▸ Your goal: Without the pictures, return all of the material exactly as written.

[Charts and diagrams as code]
>> begin

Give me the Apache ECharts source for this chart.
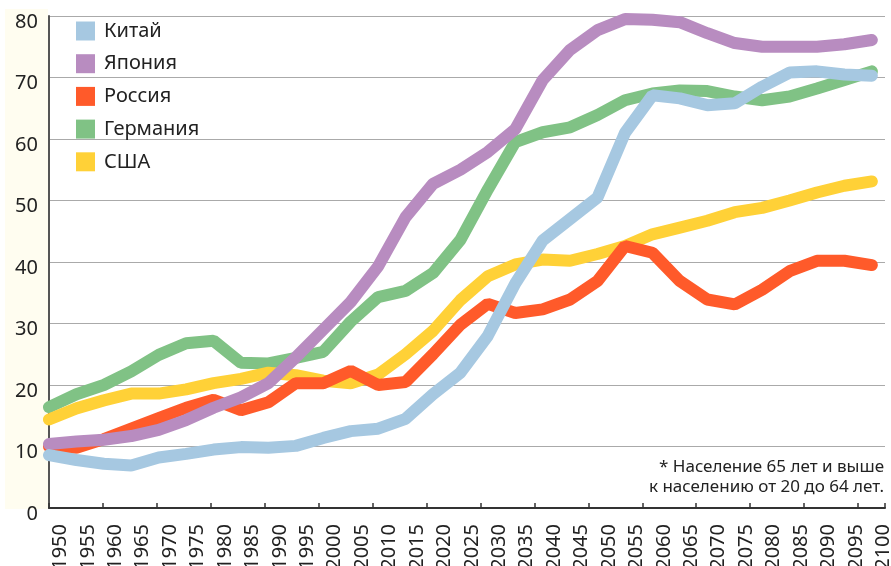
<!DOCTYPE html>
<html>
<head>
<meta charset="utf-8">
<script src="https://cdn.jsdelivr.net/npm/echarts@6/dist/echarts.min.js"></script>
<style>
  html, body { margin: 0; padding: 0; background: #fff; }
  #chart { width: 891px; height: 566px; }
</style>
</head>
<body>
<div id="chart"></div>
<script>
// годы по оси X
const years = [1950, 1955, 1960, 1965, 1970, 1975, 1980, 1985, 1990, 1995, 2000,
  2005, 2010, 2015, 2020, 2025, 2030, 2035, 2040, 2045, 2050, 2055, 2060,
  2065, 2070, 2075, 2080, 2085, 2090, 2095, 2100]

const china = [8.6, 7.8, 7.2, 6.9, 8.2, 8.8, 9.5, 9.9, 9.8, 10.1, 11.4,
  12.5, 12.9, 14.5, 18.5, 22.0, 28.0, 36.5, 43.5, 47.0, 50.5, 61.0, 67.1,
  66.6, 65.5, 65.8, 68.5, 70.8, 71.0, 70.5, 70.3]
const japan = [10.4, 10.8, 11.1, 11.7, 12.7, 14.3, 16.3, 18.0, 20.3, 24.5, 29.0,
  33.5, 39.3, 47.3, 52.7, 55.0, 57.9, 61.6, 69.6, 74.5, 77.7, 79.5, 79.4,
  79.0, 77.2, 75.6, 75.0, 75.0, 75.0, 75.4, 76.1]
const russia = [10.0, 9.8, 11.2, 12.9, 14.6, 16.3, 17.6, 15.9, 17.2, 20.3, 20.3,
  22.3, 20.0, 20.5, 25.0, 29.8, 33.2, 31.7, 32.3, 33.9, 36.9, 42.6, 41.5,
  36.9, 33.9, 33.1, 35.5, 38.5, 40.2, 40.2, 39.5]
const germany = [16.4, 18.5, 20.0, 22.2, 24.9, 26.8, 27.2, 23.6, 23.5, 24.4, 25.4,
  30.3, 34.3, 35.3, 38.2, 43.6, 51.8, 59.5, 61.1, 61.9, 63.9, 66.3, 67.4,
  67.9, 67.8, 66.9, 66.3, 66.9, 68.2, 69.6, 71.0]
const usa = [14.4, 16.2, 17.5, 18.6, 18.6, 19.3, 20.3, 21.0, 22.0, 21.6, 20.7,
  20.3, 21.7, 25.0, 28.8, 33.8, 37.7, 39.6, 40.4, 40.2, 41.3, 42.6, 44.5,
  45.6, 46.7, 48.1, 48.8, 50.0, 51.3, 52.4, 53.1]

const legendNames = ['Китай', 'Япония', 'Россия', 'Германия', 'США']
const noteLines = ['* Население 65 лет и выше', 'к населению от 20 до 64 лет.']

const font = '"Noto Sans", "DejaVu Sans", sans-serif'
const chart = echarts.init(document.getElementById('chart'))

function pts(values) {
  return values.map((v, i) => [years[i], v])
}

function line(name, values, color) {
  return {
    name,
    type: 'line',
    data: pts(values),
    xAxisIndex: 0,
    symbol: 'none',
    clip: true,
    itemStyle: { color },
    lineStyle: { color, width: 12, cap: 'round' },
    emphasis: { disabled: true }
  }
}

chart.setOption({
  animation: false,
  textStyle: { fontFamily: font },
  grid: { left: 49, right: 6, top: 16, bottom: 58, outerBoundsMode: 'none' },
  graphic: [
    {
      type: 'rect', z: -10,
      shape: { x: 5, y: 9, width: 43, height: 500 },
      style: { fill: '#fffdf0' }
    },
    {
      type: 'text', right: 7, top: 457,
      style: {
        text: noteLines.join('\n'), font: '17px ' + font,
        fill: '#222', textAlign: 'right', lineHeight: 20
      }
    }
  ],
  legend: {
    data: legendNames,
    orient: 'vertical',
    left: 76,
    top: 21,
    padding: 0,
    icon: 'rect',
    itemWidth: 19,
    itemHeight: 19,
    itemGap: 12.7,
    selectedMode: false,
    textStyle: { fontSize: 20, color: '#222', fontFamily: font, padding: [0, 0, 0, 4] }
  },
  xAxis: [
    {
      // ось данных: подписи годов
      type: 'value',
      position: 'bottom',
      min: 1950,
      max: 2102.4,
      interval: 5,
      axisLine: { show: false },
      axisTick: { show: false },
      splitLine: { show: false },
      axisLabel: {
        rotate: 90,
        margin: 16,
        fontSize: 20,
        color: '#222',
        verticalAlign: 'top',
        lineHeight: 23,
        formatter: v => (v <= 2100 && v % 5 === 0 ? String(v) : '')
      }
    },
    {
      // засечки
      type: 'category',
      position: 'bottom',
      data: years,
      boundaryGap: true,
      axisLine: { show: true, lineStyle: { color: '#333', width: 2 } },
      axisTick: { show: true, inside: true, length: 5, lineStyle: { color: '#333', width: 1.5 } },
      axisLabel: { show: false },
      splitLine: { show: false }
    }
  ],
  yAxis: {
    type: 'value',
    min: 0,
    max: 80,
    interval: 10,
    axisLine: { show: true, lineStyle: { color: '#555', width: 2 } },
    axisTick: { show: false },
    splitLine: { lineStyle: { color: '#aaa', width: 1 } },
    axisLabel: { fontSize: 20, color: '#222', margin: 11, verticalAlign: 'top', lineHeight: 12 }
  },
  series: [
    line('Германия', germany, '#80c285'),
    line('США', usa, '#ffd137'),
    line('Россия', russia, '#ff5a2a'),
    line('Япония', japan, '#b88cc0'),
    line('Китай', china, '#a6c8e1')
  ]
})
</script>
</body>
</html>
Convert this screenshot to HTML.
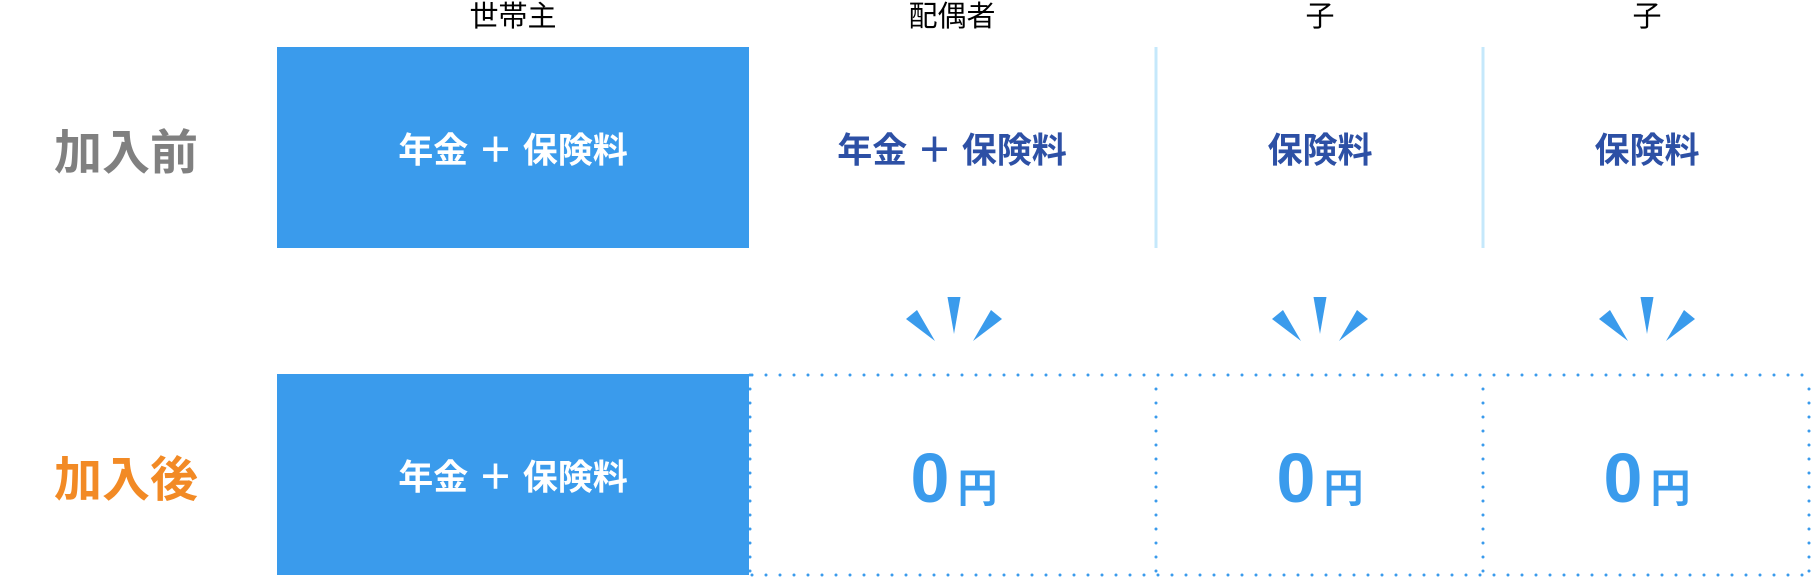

>> end

▸ Answer below:
Give me the Apache ECharts source for this chart.
<!DOCTYPE html>
<html>
<head>
<meta charset="utf-8">
<script src="https://cdn.jsdelivr.net/npm/echarts@6/dist/echarts.min.js"></script>
<style>
  html, body { margin: 0; padding: 0; background: #fff; }
  #chart { width: 891px; height: 566px; }
</style>
</head>
<body>
<div id="chart"></div>
<script>
// годы по оси X
const years = [1950, 1955, 1960, 1965, 1970, 1975, 1980, 1985, 1990, 1995, 2000,
  2005, 2010, 2015, 2020, 2025, 2030, 2035, 2040, 2045, 2050, 2055, 2060,
  2065, 2070, 2075, 2080, 2085, 2090, 2095, 2100]

const china = [8.6, 7.8, 7.2, 6.9, 8.2, 8.8, 9.5, 9.9, 9.8, 10.1, 11.4,
  12.5, 12.9, 14.5, 18.5, 22.0, 28.0, 36.5, 43.5, 47.0, 50.5, 61.0, 67.1,
  66.6, 65.5, 65.8, 68.5, 70.8, 71.0, 70.5, 70.3]
const japan = [10.4, 10.8, 11.1, 11.7, 12.7, 14.3, 16.3, 18.0, 20.3, 24.5, 29.0,
  33.5, 39.3, 47.3, 52.7, 55.0, 57.9, 61.6, 69.6, 74.5, 77.7, 79.5, 79.4,
  79.0, 77.2, 75.6, 75.0, 75.0, 75.0, 75.4, 76.1]
const russia = [10.0, 9.8, 11.2, 12.9, 14.6, 16.3, 17.6, 15.9, 17.2, 20.3, 20.3,
  22.3, 20.0, 20.5, 25.0, 29.8, 33.2, 31.7, 32.3, 33.9, 36.9, 42.6, 41.5,
  36.9, 33.9, 33.1, 35.5, 38.5, 40.2, 40.2, 39.5]
const germany = [16.4, 18.5, 20.0, 22.2, 24.9, 26.8, 27.2, 23.6, 23.5, 24.4, 25.4,
  30.3, 34.3, 35.3, 38.2, 43.6, 51.8, 59.5, 61.1, 61.9, 63.9, 66.3, 67.4,
  67.9, 67.8, 66.9, 66.3, 66.9, 68.2, 69.6, 71.0]
const usa = [14.4, 16.2, 17.5, 18.6, 18.6, 19.3, 20.3, 21.0, 22.0, 21.6, 20.7,
  20.3, 21.7, 25.0, 28.8, 33.8, 37.7, 39.6, 40.4, 40.2, 41.3, 42.6, 44.5,
  45.6, 46.7, 48.1, 48.8, 50.0, 51.3, 52.4, 53.1]

const legendNames = ['Китай', 'Япония', 'Россия', 'Германия', 'США']
const noteLines = ['* Население 65 лет и выше', 'к населению от 20 до 64 лет.']

const font = '"Noto Sans", "DejaVu Sans", sans-serif'
const chart = echarts.init(document.getElementById('chart'))

function pts(values) {
  return values.map((v, i) => [years[i], v])
}

function line(name, values, color) {
  return {
    name,
    type: 'line',
    data: pts(values),
    xAxisIndex: 0,
    symbol: 'none',
    clip: true,
    itemStyle: { color },
    lineStyle: { color, width: 12, cap: 'round' },
    emphasis: { disabled: true }
  }
}

chart.setOption({
  animation: false,
  textStyle: { fontFamily: font },
  grid: { left: 49, right: 6, top: 16, bottom: 58, outerBoundsMode: 'none' },
  graphic: [
    {
      type: 'rect', z: -10,
      shape: { x: 5, y: 9, width: 43, height: 500 },
      style: { fill: '#fffdf0' }
    },
    {
      type: 'text', right: 7, top: 457,
      style: {
        text: noteLines.join('\n'), font: '17px ' + font,
        fill: '#222', textAlign: 'right', lineHeight: 20
      }
    }
  ],
  legend: {
    data: legendNames,
    orient: 'vertical',
    left: 76,
    top: 21,
    padding: 0,
    icon: 'rect',
    itemWidth: 19,
    itemHeight: 19,
    itemGap: 12.7,
    selectedMode: false,
    textStyle: { fontSize: 20, color: '#222', fontFamily: font, padding: [0, 0, 0, 4] }
  },
  xAxis: [
    {
      // ось данных: подписи годов
      type: 'value',
      position: 'bottom',
      min: 1950,
      max: 2102.4,
      interval: 5,
      axisLine: { show: false },
      axisTick: { show: false },
      splitLine: { show: false },
      axisLabel: {
        rotate: 90,
        margin: 16,
        fontSize: 20,
        color: '#222',
        verticalAlign: 'top',
        lineHeight: 23,
        formatter: v => (v <= 2100 && v % 5 === 0 ? String(v) : '')
      }
    },
    {
      // засечки
      type: 'category',
      position: 'bottom',
      data: years,
      boundaryGap: true,
      axisLine: { show: true, lineStyle: { color: '#333', width: 2 } },
      axisTick: { show: true, inside: true, length: 5, lineStyle: { color: '#333', width: 1.5 } },
      axisLabel: { show: false },
      splitLine: { show: false }
    }
  ],
  yAxis: {
    type: 'value',
    min: 0,
    max: 80,
    interval: 10,
    axisLine: { show: true, lineStyle: { color: '#555', width: 2 } },
    axisTick: { show: false },
    splitLine: { lineStyle: { color: '#aaa', width: 1 } },
    axisLabel: { fontSize: 20, color: '#222', margin: 11, verticalAlign: 'top', lineHeight: 12 }
  },
  series: [
    line('Германия', germany, '#80c285'),
    line('США', usa, '#ffd137'),
    line('Россия', russia, '#ff5a2a'),
    line('Япония', japan, '#b88cc0'),
    line('Китай', china, '#a6c8e1')
  ]
})
</script>
</body>
</html>
Convert this screenshot to HTML.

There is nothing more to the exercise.